PROMPT
Go through the listing and return every line with "this" in it.

SUPPLIED MATERIAL
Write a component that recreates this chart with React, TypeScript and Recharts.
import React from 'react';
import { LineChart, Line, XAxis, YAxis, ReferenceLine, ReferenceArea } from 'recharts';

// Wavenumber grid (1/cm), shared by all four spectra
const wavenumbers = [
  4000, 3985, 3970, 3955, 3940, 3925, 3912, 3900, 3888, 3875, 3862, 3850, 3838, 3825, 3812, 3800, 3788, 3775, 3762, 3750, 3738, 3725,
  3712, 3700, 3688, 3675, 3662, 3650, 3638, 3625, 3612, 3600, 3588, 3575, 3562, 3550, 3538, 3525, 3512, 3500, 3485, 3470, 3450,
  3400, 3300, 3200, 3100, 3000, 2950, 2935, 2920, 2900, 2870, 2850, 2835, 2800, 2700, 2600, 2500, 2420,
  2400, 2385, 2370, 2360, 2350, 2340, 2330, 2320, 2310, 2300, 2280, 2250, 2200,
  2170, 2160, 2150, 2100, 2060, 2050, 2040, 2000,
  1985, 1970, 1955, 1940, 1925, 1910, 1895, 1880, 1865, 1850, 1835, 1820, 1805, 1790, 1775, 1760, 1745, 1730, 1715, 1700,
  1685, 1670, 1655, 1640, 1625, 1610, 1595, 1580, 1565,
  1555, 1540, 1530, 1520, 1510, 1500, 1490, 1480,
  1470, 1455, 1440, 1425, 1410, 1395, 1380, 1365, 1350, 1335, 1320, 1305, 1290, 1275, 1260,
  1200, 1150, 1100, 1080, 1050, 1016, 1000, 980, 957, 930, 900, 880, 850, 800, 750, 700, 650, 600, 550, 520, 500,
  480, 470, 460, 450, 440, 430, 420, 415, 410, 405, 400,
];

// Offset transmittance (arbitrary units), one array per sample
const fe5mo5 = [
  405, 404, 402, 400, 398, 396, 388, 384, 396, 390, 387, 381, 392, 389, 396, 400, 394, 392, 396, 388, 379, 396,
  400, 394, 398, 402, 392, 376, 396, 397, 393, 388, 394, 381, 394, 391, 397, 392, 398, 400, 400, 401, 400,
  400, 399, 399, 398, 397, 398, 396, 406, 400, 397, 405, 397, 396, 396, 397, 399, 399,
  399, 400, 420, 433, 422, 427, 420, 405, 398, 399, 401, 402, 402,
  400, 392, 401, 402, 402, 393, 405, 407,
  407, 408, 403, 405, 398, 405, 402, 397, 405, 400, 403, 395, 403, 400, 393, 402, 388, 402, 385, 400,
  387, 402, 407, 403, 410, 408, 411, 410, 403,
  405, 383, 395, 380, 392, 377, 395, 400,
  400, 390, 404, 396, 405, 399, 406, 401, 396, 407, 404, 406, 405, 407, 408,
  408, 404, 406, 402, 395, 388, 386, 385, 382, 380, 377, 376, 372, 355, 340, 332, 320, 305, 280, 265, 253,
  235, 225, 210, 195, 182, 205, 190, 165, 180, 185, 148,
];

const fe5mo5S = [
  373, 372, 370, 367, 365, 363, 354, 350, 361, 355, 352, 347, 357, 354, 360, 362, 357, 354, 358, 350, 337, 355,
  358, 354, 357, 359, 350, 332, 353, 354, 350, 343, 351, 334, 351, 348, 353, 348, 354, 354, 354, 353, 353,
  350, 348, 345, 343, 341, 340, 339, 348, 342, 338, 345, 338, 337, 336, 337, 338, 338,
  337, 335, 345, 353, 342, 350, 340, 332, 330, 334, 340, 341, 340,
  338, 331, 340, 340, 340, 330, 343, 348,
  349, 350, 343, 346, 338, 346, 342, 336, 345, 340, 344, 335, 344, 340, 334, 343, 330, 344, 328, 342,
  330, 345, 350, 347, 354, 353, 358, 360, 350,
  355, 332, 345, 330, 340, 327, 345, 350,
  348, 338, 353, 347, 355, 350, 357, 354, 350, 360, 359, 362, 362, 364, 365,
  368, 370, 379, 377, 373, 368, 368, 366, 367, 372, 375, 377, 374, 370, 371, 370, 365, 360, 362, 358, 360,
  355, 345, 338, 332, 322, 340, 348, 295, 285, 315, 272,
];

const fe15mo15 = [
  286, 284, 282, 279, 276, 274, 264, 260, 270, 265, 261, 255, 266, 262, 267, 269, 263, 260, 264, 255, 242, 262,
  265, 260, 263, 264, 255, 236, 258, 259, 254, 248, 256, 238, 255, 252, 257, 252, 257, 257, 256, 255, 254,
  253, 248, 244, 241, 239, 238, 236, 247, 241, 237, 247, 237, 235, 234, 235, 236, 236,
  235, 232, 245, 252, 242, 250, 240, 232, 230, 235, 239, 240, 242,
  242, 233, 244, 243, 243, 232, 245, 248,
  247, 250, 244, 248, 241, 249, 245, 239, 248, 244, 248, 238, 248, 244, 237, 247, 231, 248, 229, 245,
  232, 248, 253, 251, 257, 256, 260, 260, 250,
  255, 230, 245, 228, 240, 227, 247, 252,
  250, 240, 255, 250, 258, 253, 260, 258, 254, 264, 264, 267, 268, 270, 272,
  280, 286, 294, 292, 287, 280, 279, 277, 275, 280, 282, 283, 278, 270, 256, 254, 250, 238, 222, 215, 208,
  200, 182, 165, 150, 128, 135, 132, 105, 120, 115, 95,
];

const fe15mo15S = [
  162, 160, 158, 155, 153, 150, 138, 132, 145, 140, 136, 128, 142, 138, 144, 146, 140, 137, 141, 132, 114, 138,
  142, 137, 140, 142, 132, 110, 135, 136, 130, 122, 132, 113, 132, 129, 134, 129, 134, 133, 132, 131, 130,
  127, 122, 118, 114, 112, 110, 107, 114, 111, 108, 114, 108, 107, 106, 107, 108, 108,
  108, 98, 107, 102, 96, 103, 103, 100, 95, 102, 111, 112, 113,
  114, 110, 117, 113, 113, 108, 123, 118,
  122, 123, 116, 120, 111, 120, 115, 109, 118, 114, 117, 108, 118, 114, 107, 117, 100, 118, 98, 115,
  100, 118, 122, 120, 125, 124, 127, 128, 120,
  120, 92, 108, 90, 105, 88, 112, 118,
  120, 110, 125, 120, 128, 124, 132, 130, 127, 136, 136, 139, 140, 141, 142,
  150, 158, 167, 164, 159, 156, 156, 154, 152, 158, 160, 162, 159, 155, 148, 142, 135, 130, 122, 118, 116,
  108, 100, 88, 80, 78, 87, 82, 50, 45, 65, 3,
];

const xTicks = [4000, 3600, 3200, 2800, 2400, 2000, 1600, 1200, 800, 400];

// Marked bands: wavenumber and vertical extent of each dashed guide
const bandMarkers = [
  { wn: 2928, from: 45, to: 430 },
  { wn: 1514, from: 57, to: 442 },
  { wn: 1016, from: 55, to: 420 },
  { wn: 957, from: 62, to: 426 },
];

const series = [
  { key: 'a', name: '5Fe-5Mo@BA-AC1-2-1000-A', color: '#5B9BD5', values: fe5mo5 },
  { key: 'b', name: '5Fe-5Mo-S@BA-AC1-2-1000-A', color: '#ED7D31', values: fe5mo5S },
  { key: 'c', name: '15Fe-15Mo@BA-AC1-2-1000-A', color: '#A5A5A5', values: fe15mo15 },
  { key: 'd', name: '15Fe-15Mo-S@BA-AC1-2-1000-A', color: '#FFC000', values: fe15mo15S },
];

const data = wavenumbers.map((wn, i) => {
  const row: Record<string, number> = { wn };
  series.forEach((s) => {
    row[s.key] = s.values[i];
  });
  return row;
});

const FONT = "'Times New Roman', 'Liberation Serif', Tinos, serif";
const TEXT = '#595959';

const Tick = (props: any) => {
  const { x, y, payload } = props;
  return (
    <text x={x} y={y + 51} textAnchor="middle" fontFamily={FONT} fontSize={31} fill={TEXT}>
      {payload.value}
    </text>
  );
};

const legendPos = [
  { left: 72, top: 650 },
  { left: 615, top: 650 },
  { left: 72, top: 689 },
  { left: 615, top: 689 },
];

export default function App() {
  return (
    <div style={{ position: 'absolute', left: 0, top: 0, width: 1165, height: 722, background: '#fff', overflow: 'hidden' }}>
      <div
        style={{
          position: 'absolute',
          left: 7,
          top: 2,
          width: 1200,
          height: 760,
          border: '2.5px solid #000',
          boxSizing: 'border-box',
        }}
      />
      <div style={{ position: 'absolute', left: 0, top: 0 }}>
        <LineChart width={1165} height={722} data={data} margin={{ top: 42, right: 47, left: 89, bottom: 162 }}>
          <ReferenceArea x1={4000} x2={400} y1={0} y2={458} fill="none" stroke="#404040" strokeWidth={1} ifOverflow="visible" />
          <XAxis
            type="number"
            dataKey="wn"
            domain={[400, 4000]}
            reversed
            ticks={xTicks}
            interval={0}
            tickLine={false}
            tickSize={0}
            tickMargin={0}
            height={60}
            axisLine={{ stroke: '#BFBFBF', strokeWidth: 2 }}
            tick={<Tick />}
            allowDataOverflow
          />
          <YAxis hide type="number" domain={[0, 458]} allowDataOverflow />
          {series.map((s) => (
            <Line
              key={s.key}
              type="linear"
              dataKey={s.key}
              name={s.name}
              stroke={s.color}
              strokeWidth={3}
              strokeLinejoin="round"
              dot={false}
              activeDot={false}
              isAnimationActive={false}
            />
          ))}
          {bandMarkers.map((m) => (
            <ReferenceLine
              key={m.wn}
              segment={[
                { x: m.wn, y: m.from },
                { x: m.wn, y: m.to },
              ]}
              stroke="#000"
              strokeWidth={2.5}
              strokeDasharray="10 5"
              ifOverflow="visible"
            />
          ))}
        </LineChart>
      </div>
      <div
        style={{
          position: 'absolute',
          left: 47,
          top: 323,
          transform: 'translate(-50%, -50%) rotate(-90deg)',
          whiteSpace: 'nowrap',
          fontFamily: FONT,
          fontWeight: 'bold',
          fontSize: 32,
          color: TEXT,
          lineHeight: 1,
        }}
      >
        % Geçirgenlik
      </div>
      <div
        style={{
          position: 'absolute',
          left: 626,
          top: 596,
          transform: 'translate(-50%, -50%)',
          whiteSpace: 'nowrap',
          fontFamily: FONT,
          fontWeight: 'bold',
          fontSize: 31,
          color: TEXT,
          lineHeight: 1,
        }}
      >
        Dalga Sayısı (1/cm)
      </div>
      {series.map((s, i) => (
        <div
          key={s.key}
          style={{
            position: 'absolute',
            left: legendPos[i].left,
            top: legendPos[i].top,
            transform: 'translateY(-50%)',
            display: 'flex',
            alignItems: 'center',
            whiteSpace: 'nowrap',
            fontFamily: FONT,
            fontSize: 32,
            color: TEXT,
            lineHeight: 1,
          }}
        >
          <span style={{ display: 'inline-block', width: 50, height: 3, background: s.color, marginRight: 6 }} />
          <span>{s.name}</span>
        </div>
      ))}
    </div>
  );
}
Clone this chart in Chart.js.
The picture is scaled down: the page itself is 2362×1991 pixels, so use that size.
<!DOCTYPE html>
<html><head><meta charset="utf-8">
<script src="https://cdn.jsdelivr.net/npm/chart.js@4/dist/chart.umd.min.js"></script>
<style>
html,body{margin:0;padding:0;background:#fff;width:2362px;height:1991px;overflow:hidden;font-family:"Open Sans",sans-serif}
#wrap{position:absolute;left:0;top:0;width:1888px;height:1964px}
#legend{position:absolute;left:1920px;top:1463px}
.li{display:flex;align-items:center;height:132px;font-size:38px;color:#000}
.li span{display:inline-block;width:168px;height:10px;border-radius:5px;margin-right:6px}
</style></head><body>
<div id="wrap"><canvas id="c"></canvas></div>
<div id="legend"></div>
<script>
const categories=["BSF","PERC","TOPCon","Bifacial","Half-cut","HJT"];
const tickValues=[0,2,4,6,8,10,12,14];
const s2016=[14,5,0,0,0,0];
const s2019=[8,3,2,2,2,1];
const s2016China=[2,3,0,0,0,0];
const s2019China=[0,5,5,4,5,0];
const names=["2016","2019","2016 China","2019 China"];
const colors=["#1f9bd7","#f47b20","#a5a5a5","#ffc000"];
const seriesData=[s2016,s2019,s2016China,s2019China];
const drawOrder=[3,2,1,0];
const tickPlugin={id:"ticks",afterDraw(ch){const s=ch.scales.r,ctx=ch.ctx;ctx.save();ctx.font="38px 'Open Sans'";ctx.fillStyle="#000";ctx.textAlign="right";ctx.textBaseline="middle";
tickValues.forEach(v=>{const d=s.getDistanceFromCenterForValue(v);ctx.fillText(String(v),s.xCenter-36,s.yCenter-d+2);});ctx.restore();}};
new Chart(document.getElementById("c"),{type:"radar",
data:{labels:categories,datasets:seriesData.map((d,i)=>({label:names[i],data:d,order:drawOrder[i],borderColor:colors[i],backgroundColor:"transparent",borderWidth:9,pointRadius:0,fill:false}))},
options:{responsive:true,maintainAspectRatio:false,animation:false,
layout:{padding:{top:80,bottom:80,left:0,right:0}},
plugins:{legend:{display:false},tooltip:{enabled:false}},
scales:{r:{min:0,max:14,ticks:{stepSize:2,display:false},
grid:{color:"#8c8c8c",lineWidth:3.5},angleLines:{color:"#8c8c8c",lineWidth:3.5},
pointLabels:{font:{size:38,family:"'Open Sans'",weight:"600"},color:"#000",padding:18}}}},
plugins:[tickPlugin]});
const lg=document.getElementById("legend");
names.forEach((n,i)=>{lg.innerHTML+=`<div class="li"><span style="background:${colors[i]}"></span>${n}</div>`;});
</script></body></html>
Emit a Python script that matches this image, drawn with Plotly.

PROBLEM SOLUTION
Write a component that recreates this chart with React, TypeScript and Recharts.
Clone this chart in Chart.js.
Emit a Python script that matches this image, drawn with Plotly.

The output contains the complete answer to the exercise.